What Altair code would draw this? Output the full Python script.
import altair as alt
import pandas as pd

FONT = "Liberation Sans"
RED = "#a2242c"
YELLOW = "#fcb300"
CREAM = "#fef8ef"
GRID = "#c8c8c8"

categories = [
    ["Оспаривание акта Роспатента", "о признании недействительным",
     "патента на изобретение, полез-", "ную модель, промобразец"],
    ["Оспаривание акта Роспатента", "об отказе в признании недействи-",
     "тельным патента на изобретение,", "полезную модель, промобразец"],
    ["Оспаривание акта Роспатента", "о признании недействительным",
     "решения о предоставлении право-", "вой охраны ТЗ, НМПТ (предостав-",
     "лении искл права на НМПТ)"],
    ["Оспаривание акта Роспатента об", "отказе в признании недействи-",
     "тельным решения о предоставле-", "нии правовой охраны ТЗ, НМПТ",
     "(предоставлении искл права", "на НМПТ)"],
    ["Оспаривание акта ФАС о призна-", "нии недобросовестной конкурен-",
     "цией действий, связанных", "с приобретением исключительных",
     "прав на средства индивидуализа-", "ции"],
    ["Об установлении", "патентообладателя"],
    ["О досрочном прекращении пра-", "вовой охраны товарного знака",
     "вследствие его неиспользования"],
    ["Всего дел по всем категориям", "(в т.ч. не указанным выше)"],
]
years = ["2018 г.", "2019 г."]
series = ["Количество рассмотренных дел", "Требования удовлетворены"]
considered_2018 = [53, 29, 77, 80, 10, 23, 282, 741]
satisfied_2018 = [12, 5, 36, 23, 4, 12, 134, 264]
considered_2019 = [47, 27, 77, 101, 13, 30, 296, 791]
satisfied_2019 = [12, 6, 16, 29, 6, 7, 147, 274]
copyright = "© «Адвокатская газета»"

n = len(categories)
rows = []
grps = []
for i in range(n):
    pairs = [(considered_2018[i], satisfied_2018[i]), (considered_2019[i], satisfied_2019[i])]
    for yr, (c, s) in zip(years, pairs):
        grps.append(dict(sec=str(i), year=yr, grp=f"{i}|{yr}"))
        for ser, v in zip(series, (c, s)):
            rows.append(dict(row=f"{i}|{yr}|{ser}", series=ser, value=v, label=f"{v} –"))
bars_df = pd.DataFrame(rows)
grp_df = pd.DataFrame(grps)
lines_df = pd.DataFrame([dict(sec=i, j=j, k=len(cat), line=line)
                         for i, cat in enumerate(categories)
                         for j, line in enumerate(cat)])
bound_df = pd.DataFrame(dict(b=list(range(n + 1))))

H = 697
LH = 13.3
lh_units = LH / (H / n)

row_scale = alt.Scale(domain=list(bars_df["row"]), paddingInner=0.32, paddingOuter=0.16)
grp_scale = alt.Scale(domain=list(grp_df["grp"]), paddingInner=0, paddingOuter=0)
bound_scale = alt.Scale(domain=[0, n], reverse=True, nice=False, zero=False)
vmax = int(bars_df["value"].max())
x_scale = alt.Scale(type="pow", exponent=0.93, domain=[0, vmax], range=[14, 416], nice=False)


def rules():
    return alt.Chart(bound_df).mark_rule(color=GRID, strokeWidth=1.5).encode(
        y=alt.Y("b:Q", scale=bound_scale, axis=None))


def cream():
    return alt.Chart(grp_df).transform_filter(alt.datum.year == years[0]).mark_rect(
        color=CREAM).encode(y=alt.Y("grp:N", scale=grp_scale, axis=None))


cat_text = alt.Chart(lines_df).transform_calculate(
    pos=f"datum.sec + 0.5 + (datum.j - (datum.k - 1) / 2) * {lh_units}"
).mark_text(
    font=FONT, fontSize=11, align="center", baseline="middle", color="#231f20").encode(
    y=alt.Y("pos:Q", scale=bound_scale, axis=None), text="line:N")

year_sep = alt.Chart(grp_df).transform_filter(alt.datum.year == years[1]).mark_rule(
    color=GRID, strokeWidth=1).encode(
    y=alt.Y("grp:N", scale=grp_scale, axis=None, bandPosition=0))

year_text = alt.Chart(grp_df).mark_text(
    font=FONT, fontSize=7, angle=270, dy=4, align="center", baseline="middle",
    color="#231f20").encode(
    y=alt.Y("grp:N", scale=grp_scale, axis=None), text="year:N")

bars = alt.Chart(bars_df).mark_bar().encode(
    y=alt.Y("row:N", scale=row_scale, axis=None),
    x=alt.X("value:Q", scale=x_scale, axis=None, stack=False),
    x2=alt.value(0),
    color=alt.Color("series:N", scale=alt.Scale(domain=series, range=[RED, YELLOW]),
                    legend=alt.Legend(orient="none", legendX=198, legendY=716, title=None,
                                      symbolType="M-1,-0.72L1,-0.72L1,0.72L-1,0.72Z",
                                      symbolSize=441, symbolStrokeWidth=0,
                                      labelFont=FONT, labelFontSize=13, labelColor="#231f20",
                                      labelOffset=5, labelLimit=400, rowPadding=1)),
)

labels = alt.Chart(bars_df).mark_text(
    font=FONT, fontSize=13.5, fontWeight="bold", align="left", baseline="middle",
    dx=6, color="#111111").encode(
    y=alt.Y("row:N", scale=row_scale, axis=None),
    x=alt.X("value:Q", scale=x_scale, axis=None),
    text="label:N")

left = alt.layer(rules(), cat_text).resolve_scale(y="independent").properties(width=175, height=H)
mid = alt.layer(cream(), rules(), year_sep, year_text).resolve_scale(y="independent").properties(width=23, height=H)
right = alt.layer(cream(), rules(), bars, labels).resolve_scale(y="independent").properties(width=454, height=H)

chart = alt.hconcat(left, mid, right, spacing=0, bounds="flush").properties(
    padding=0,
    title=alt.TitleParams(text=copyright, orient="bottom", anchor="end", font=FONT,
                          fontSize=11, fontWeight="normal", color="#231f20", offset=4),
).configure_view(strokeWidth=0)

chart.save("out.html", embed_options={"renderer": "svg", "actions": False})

- - -

Your instructions –
Return the listing above in its exact form.

Reply –
What Altair code would draw this? Output the full Python script.
import altair as alt
import pandas as pd

FONT = "Liberation Sans"
RED = "#a2242c"
YELLOW = "#fcb300"
CREAM = "#fef8ef"
GRID = "#c8c8c8"

categories = [
    ["Оспаривание акта Роспатента", "о признании недействительным",
     "патента на изобретение, полез-", "ную модель, промобразец"],
    ["Оспаривание акта Роспатента", "об отказе в признании недействи-",
     "тельным патента на изобретение,", "полезную модель, промобразец"],
    ["Оспаривание акта Роспатента", "о признании недействительным",
     "решения о предоставлении право-", "вой охраны ТЗ, НМПТ (предостав-",
     "лении искл права на НМПТ)"],
    ["Оспаривание акта Роспатента об", "отказе в признании недействи-",
     "тельным решения о предоставле-", "нии правовой охраны ТЗ, НМПТ",
     "(предоставлении искл права", "на НМПТ)"],
    ["Оспаривание акта ФАС о призна-", "нии недобросовестной конкурен-",
     "цией действий, связанных", "с приобретением исключительных",
     "прав на средства индивидуализа-", "ции"],
    ["Об установлении", "патентообладателя"],
    ["О досрочном прекращении пра-", "вовой охраны товарного знака",
     "вследствие его неиспользования"],
    ["Всего дел по всем категориям", "(в т.ч. не указанным выше)"],
]
years = ["2018 г.", "2019 г."]
series = ["Количество рассмотренных дел", "Требования удовлетворены"]
considered_2018 = [53, 29, 77, 80, 10, 23, 282, 741]
satisfied_2018 = [12, 5, 36, 23, 4, 12, 134, 264]
considered_2019 = [47, 27, 77, 101, 13, 30, 296, 791]
satisfied_2019 = [12, 6, 16, 29, 6, 7, 147, 274]
copyright = "© «Адвокатская газета»"

n = len(categories)
rows = []
grps = []
for i in range(n):
    pairs = [(considered_2018[i], satisfied_2018[i]), (considered_2019[i], satisfied_2019[i])]
    for yr, (c, s) in zip(years, pairs):
        grps.append(dict(sec=str(i), year=yr, grp=f"{i}|{yr}"))
        for ser, v in zip(series, (c, s)):
            rows.append(dict(row=f"{i}|{yr}|{ser}", series=ser, value=v, label=f"{v} –"))
bars_df = pd.DataFrame(rows)
grp_df = pd.DataFrame(grps)
lines_df = pd.DataFrame([dict(sec=i, j=j, k=len(cat), line=line)
                         for i, cat in enumerate(categories)
                         for j, line in enumerate(cat)])
bound_df = pd.DataFrame(dict(b=list(range(n + 1))))

H = 697
LH = 13.3
lh_units = LH / (H / n)

row_scale = alt.Scale(domain=list(bars_df["row"]), paddingInner=0.32, paddingOuter=0.16)
grp_scale = alt.Scale(domain=list(grp_df["grp"]), paddingInner=0, paddingOuter=0)
bound_scale = alt.Scale(domain=[0, n], reverse=True, nice=False, zero=False)
vmax = int(bars_df["value"].max())
x_scale = alt.Scale(type="pow", exponent=0.93, domain=[0, vmax], range=[14, 416], nice=False)


def rules():
    return alt.Chart(bound_df).mark_rule(color=GRID, strokeWidth=1.5).encode(
        y=alt.Y("b:Q", scale=bound_scale, axis=None))


def cream():
    return alt.Chart(grp_df).transform_filter(alt.datum.year == years[0]).mark_rect(
        color=CREAM).encode(y=alt.Y("grp:N", scale=grp_scale, axis=None))


cat_text = alt.Chart(lines_df).transform_calculate(
    pos=f"datum.sec + 0.5 + (datum.j - (datum.k - 1) / 2) * {lh_units}"
).mark_text(
    font=FONT, fontSize=11, align="center", baseline="middle", color="#231f20").encode(
    y=alt.Y("pos:Q", scale=bound_scale, axis=None), text="line:N")

year_sep = alt.Chart(grp_df).transform_filter(alt.datum.year == years[1]).mark_rule(
    color=GRID, strokeWidth=1).encode(
    y=alt.Y("grp:N", scale=grp_scale, axis=None, bandPosition=0))

year_text = alt.Chart(grp_df).mark_text(
    font=FONT, fontSize=7, angle=270, dy=4, align="center", baseline="middle",
    color="#231f20").encode(
    y=alt.Y("grp:N", scale=grp_scale, axis=None), text="year:N")

bars = alt.Chart(bars_df).mark_bar().encode(
    y=alt.Y("row:N", scale=row_scale, axis=None),
    x=alt.X("value:Q", scale=x_scale, axis=None, stack=False),
    x2=alt.value(0),
    color=alt.Color("series:N", scale=alt.Scale(domain=series, range=[RED, YELLOW]),
                    legend=alt.Legend(orient="none", legendX=198, legendY=716, title=None,
                                      symbolType="M-1,-0.72L1,-0.72L1,0.72L-1,0.72Z",
                                      symbolSize=441, symbolStrokeWidth=0,
                                      labelFont=FONT, labelFontSize=13, labelColor="#231f20",
                                      labelOffset=5, labelLimit=400, rowPadding=1)),
)

labels = alt.Chart(bars_df).mark_text(
    font=FONT, fontSize=13.5, fontWeight="bold", align="left", baseline="middle",
    dx=6, color="#111111").encode(
    y=alt.Y("row:N", scale=row_scale, axis=None),
    x=alt.X("value:Q", scale=x_scale, axis=None),
    text="label:N")

left = alt.layer(rules(), cat_text).resolve_scale(y="independent").properties(width=175, height=H)
mid = alt.layer(cream(), rules(), year_sep, year_text).resolve_scale(y="independent").properties(width=23, height=H)
right = alt.layer(cream(), rules(), bars, labels).resolve_scale(y="independent").properties(width=454, height=H)

chart = alt.hconcat(left, mid, right, spacing=0, bounds="flush").properties(
    padding=0,
    title=alt.TitleParams(text=copyright, orient="bottom", anchor="end", font=FONT,
                          fontSize=11, fontWeight="normal", color="#231f20", offset=4),
).configure_view(strokeWidth=0)

chart.save("out.html", embed_options={"renderer": "svg", "actions": False})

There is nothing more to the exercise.